Se eu comecei a amá-la? Muito. E além dela, eu comecei a amar a possibilidade do que eu mesma poderia ser. Do que nós duas, juntas, poderíamos ser.
Maria Paula Curto *
Eu achava que amor de mãe era assim: já vinha dado. E que o fato de eu não ter ouvido sininhos nem visto coraçõezinhos brilhantes no céu ao conhecer minha futura filha era porque eu era fria e racional. Sem a menor vocação para mãe. Será, então que eu estava no caminho certo? Eu deveria mesmo adotar? Será que essa coisa da maternidade não me pertence?
Depois de tudo que passei para ser aceita no cadastro nacional de adoção, uma verdadeira devassa na minha vida pessoal, após 587 formulários, certidões de sanidade física e mental, entrevistas com psicólogas e assistentes sociais, testes psicológicos (descobri, quase um ano depois, que o teste que aplicaram em mim, foi aplicado no Nardoni, a Jatobá não precisou… é mole? O fórum devia achar que eu era muito psicopata ao iniciar um processo de adoção de uma criança aos 50 anos. Só pode) e muito desgaste emocional, eu me vi nessa sinuca de bico. Lá estava a menina. Na minha frente. E meu coração batia mais forte sim, mas não era por “transbordar de amor materno, como num encontro de almas”, mas por um medo do caramba de não conseguir ser a mãe que aquela mocinha – ela já estava com 11 anos – precisava. Não fui invadida por um sentimento lindo e leve, mas por um tremendo cagaço que me fez foi suar frio.

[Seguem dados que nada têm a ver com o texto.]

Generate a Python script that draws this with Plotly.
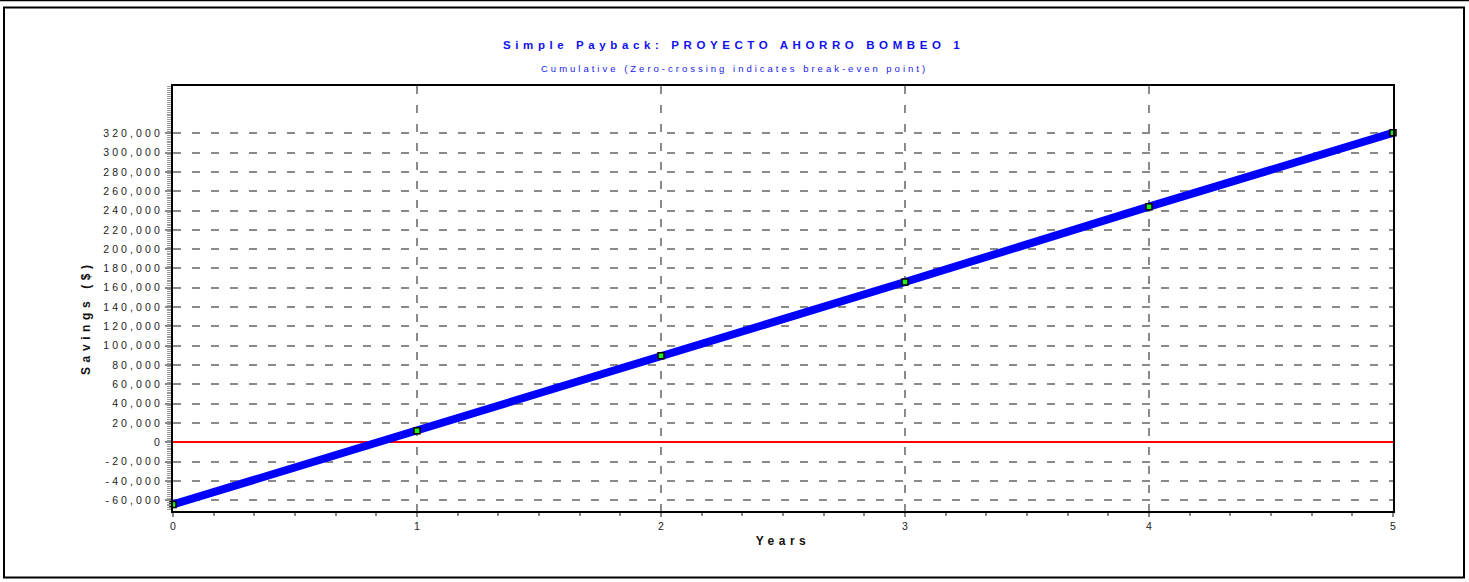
import plotly.graph_objects as go

# Cumulative simple-payback data
years = [0, 1, 2, 3, 4, 5]
cumulative_savings = [-64500, 12000, 89500, 166000, 244000, 320500]

y_tick_values = list(range(-60000, 320001, 20000))
y_tick_labels = [f"{v:,}" for v in y_tick_values]
x_tick_values = [0, 1, 2, 3, 4, 5]
x_tick_labels = ["0", "1", "2", "3", "4", "5"]

title_text = "Simple Payback: PROYECTO AHORRO BOMBEO 1"
subtitle_text = "Cumulative (Zero-crossing indicates break-even point)"
x_title = "Years"
y_title = "Savings ($)"

W, H = 1469, 582
L, R, T, B = 173, 76, 86, 71
PW, PH = W - L - R, H - T - B


def px_x(px):
    return (px - L) / PW


def px_y(py):
    return (H - B - py) / PH


def spaced(text, ls):
    return f'<span style="letter-spacing:{ls}px">{text}</span>'


FONT = "Liberation Sans, Arial, sans-serif"

fig = go.Figure()

fig.add_trace(go.Scatter(
    x=years, y=cumulative_savings,
    mode="lines+markers",
    line=dict(color="#0000ff", width=8),
    marker=dict(symbol="square", size=6, color="#22ee22",
                line=dict(color="#000000", width=1.5)),
    cliponaxis=False,
    showlegend=False, hoverinfo="x+y",
))

grid_dash = "8px,11px"

fig.update_layout(
    width=W, height=H,
    margin=dict(l=L, r=R, t=T, b=B),
    paper_bgcolor="white", plot_bgcolor="white",
    font=dict(family=FONT, size=10, color="#222222"),
    xaxis=dict(
        range=[0, 5],
        tickvals=x_tick_values, ticktext=x_tick_labels,
        showgrid=True, gridcolor="#8a8a8a", gridwidth=2, griddash=grid_dash,
        zeroline=False,
        showline=True, linecolor="#000000", linewidth=2, mirror=True,
        ticks="outside", ticklen=4, tickcolor="#8a8a8a", tickwidth=1.5,
        tickfont=dict(size=10.5, color="#222222"),
        minor=dict(dtick=1 / 6, ticks="outside", ticklen=3, tickcolor="#8a8a8a",
                   showgrid=False),
        title=dict(text=spaced(f"<b>{x_title}</b>", 4.5), font=dict(size=12, color="#111111"),
                   standoff=6),
    ),
    yaxis=dict(
        range=[-71200, 369000],
        tickvals=y_tick_values,
        ticktext=[spaced(t, 3.1) for t in y_tick_labels],
        showgrid=True, gridcolor="#8a8a8a", gridwidth=2, griddash=grid_dash,
        zeroline=True, zerolinecolor="#ff0000", zerolinewidth=2,
        showline=True, linecolor="#000000", linewidth=2, mirror=True,
        ticks="outside", ticklen=6, tickcolor="#8a8a8a", tickwidth=1.5,
        tickfont=dict(size=10.5, color="#222222"),
        minor=dict(dtick=2000, ticks="outside", ticklen=4, tickcolor="#9a9a9a",
                   tickwidth=1, showgrid=False),
    ),
    annotations=[
        dict(text=spaced(f"<b>{title_text}</b>", 4.6), x=px_x(733), y=px_y(45),
             xref="paper", yref="paper", showarrow=False,
             xanchor="center", yanchor="middle",
             font=dict(size=11.5, color="#1010ee", family=FONT)),
        dict(text=spaced(subtitle_text, 3.0), x=px_x(734), y=px_y(69),
             xref="paper", yref="paper", showarrow=False,
             xanchor="center", yanchor="middle",
             font=dict(size=9.5, color="#2020ee", family=FONT)),
        dict(text=spaced(f"<b>{y_title}</b>", 4.6), x=px_x(86), y=px_y(318),
             xref="paper", yref="paper", showarrow=False, textangle=-90,
             xanchor="center", yanchor="middle",
             font=dict(size=12, color="#111111", family=FONT)),
    ],
    shapes=[
        dict(type="line", xref="paper", yref="paper",
             x0=px_x(0), x1=px_x(W), y0=px_y(0.5), y1=px_y(0.5),
             line=dict(color="#000000", width=1.5)),
        dict(type="rect", xref="paper", yref="paper",
             x0=px_x(4), x1=px_x(1464), y0=px_y(7.5), y1=px_y(577.5),
             line=dict(color="#000000", width=2)),
    ],
)

fig.write_html("out.html")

Não fui invadida por um sentimento lindo e leve, mas por um tremendo cagaço que me fez foi suar frio. Foto: Reprodução
Será que isso vai dar certo? Será que eu vou dar conta dessa menina? Porque, claro, eu sabia que não seria fácil. Como adaptar duas histórias de vida tão diferentes? “Amor salva”, alguns me diziam. “Você é louca”, outros constatavam. Alguns, ainda mais pessimistas preconizavam: “essa menina não é coisa boa. Ela vai te matar!” Pois é. Até isso eu ouvi. Mas como eu gosto de um desafio e devolução nunca fez parte do meu vocabulário (e sim, pode ficar assustado. Tem muita gente que devolve criança. Além de cachorro, gato etc), lá fui eu em frente, com a cara e a coragem. Mais com a cara – e com as vísceras – do que com a coragem, mas tudo bem…
O processo de aproximação – é assim que é chamado – foi bastante revelador. E não, o que se revelou não foi o passado triste e violento daquela criança, mas o meu presente, vazio e desnutrido. Me descobri numa bolha sem fim. Presa e alienada num mundo de privilégios. Quem era eu como cidadã? O que fiz eu para essa sociedade? Quase nada. E aquela menina, magra e descabelada, com seu olhar faminto, me ensinou muita mais sobre o mundo e mim mesma, em poucas semanas, do que minhas centenas de livros e minhas décadas de estudo. Estava tudo ali, bem na minha cara. Não precisava ir à África, nem mesmo ao interior do Nordeste. Bastava atravessar a ponte. Olhar para o outro lado da rua. Abrir a janela da alma.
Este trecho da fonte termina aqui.